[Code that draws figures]
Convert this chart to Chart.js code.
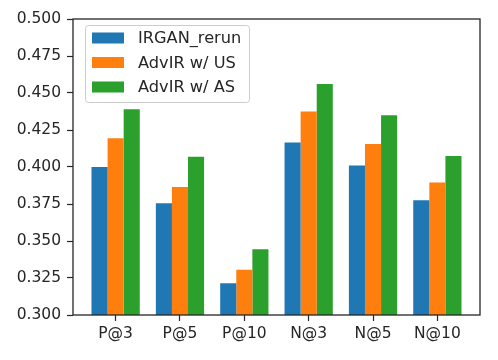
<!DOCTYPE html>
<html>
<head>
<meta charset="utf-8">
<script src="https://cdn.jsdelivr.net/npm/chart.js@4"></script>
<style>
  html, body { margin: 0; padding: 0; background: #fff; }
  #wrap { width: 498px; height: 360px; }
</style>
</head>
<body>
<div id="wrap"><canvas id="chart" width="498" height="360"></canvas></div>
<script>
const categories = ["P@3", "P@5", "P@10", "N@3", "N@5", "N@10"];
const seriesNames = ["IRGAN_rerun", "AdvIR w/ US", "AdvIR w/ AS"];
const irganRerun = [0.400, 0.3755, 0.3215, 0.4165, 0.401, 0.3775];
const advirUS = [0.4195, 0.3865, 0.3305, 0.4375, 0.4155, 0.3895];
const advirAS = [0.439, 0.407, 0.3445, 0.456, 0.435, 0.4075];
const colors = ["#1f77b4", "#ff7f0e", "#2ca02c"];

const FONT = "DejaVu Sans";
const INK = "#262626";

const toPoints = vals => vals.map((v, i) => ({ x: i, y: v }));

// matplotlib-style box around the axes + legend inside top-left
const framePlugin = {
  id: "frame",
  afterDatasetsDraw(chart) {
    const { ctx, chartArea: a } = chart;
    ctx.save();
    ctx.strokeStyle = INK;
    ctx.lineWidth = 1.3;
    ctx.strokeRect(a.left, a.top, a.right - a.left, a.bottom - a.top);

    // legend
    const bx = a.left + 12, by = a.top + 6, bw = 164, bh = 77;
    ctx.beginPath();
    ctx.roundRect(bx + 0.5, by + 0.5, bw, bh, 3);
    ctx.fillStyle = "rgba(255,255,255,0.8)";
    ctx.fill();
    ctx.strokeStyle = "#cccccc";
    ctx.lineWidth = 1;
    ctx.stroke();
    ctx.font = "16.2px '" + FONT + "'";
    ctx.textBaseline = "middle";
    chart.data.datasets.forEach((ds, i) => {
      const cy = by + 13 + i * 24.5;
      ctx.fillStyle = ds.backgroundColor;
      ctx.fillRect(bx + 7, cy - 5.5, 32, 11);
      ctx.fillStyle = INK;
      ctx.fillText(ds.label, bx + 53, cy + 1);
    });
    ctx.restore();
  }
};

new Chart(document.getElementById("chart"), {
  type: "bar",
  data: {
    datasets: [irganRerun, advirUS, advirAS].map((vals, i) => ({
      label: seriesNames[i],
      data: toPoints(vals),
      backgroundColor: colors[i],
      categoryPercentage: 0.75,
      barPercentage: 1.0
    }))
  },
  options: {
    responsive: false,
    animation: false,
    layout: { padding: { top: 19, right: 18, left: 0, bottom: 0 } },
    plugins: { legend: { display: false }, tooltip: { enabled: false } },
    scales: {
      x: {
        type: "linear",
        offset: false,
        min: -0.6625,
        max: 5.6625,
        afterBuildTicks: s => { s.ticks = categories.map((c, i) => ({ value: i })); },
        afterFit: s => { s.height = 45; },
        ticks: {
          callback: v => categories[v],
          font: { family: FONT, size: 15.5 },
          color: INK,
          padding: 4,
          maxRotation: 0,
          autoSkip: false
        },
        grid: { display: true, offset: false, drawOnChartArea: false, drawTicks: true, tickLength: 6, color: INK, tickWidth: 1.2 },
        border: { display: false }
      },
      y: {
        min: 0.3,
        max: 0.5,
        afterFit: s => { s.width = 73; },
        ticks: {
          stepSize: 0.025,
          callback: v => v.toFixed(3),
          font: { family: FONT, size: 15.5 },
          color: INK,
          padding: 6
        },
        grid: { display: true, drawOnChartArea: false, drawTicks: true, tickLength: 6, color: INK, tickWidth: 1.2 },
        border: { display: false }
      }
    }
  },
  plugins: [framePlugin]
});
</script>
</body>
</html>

...

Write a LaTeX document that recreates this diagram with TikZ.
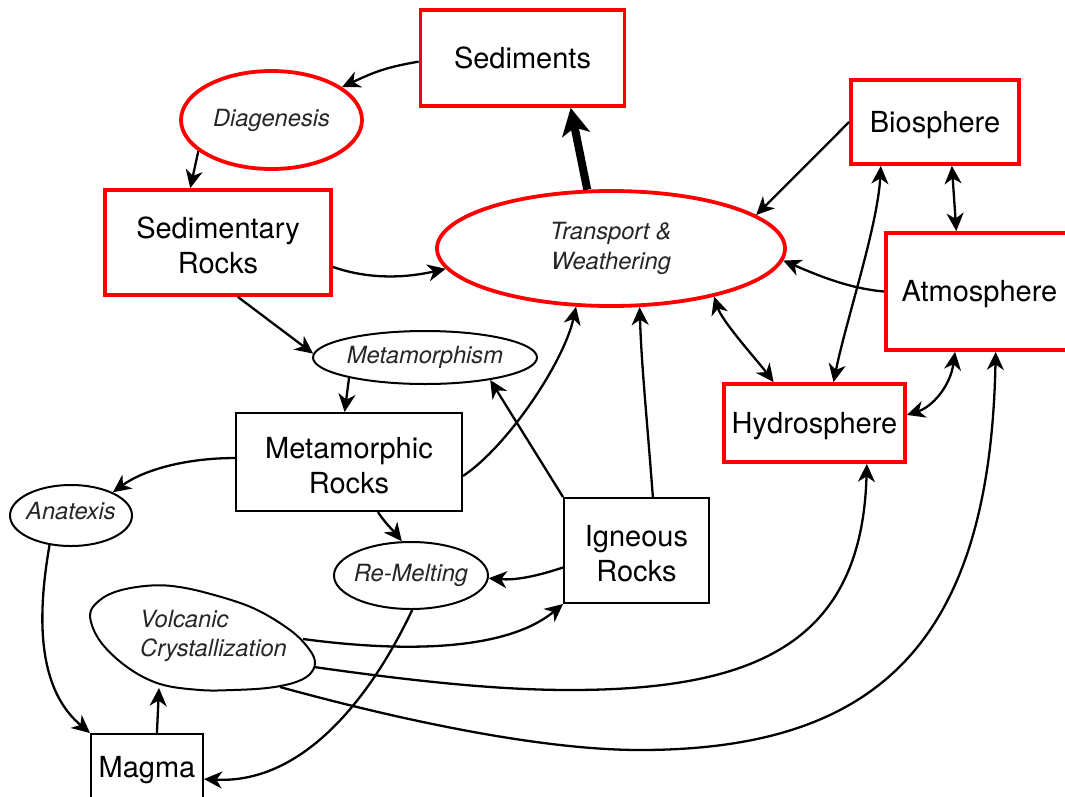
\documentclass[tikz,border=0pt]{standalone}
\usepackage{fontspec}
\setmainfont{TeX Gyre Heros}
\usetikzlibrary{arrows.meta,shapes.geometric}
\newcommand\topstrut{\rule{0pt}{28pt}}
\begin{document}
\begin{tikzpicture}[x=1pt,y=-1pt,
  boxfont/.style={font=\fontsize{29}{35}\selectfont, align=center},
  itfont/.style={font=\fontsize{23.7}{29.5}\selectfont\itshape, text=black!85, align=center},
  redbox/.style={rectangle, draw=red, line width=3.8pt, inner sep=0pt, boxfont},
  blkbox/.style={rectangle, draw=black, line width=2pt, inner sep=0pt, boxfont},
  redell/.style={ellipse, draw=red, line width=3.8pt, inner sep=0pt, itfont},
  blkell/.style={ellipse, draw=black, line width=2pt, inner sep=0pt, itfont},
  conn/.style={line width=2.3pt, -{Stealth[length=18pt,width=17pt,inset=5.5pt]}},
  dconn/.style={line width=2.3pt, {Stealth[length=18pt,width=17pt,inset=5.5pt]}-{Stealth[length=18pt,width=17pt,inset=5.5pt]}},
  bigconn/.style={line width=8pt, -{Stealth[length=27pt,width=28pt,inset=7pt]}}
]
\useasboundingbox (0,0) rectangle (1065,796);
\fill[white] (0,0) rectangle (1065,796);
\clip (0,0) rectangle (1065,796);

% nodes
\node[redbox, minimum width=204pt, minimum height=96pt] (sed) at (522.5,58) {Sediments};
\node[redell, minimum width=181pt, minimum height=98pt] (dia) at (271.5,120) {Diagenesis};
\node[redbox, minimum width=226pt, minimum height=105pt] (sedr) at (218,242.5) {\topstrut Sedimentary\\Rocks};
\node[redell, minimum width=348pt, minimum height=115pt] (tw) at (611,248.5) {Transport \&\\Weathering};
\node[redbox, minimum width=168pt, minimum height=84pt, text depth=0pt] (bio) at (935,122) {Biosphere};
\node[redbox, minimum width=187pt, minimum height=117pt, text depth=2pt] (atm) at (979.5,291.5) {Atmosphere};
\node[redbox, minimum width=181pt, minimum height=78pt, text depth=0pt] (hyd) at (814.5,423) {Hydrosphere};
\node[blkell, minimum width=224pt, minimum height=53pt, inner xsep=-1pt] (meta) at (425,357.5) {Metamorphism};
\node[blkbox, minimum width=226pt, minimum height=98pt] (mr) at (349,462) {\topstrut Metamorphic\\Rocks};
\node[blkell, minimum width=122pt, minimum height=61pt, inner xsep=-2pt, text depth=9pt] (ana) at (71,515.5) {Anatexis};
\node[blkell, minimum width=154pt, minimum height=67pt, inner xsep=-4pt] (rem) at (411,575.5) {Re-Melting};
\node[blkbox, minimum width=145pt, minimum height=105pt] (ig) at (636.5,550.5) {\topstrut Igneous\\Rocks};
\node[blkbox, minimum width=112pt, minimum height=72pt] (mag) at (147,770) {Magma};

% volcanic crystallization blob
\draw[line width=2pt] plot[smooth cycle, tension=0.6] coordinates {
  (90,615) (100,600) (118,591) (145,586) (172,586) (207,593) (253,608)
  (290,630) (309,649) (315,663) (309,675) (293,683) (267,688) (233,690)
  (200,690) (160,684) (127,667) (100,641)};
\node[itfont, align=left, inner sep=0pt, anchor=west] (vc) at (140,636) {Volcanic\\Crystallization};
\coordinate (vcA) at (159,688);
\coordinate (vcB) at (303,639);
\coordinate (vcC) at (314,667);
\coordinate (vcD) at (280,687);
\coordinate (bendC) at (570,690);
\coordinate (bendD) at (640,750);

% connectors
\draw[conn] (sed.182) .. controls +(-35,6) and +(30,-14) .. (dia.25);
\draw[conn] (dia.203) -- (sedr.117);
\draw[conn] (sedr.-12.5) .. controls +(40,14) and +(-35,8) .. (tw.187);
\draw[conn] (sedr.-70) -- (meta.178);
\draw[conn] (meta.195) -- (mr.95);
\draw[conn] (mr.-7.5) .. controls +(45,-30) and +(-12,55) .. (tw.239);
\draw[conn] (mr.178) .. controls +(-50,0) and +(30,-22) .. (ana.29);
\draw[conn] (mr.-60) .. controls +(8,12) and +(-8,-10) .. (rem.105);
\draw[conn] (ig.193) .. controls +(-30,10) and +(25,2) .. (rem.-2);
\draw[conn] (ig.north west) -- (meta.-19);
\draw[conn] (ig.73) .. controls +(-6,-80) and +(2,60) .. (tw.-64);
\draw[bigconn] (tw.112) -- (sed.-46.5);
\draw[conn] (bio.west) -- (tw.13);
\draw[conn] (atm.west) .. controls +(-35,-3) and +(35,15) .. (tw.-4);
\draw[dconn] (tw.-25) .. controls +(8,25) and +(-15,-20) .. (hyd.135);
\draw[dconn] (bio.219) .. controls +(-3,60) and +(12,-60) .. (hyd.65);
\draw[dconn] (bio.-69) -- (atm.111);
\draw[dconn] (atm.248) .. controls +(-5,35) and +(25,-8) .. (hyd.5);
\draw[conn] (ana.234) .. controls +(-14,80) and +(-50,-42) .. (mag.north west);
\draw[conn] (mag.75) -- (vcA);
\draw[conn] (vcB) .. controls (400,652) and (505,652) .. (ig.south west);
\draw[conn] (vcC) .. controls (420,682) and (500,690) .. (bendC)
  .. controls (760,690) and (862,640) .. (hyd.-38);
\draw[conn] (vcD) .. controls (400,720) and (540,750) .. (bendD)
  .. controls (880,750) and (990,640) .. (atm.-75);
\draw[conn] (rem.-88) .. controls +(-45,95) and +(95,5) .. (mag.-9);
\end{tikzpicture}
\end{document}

==

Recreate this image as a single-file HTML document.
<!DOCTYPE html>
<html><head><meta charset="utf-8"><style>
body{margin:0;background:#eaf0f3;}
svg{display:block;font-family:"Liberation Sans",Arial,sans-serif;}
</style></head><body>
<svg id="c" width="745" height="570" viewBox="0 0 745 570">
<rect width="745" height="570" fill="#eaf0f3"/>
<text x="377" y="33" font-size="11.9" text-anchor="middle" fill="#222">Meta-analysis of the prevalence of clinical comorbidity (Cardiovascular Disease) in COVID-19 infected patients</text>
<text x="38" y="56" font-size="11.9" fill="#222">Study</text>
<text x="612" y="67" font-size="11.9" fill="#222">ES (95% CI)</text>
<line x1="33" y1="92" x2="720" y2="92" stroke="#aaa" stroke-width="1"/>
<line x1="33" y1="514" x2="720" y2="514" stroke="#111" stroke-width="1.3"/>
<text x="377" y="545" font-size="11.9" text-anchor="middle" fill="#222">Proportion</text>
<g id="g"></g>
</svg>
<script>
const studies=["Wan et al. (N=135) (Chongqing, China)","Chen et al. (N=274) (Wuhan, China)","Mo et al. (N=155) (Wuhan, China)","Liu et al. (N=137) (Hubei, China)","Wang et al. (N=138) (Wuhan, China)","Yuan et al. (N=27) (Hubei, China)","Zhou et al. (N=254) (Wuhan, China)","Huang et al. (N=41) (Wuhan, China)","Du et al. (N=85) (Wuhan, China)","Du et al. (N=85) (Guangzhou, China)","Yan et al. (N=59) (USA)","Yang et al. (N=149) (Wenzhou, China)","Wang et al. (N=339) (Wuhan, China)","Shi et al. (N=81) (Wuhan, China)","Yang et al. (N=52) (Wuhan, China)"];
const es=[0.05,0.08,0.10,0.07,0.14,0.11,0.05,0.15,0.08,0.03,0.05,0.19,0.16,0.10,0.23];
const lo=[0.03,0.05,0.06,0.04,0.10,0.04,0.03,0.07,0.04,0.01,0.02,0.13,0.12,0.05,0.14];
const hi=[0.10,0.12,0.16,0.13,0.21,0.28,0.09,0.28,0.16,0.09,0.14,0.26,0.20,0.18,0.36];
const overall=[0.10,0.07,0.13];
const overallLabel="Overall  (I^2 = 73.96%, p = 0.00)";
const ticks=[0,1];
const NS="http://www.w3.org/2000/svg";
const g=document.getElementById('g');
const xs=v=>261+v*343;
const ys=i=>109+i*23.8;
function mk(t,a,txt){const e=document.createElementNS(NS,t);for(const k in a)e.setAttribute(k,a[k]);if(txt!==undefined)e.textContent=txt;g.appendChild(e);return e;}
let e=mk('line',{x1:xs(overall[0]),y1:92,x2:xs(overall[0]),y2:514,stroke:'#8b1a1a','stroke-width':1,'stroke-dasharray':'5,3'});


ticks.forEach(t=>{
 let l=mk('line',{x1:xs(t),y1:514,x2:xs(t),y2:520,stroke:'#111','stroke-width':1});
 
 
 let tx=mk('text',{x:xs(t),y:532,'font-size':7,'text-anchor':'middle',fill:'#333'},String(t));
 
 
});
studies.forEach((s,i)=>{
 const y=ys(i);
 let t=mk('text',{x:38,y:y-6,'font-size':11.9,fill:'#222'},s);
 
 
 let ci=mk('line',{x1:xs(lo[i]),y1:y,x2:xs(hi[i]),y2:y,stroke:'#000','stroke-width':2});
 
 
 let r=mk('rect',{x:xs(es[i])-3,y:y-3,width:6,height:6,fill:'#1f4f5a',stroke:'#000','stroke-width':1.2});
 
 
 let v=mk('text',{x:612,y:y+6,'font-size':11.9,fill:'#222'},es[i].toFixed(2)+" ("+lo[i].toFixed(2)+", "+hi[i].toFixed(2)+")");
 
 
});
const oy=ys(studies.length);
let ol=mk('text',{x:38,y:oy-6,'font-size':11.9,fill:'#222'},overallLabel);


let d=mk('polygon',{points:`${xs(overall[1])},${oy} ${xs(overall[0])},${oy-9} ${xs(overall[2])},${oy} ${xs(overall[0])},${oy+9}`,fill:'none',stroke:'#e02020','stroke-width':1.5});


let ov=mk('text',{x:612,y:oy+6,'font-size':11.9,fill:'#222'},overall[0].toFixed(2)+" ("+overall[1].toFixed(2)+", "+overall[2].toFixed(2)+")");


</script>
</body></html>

### Work required
All lines that include "this" are to be gathered and copied.

### Task solution
Convert this chart to Chart.js code.
Write a LaTeX document that recreates this diagram with TikZ.
Recreate this image as a single-file HTML document.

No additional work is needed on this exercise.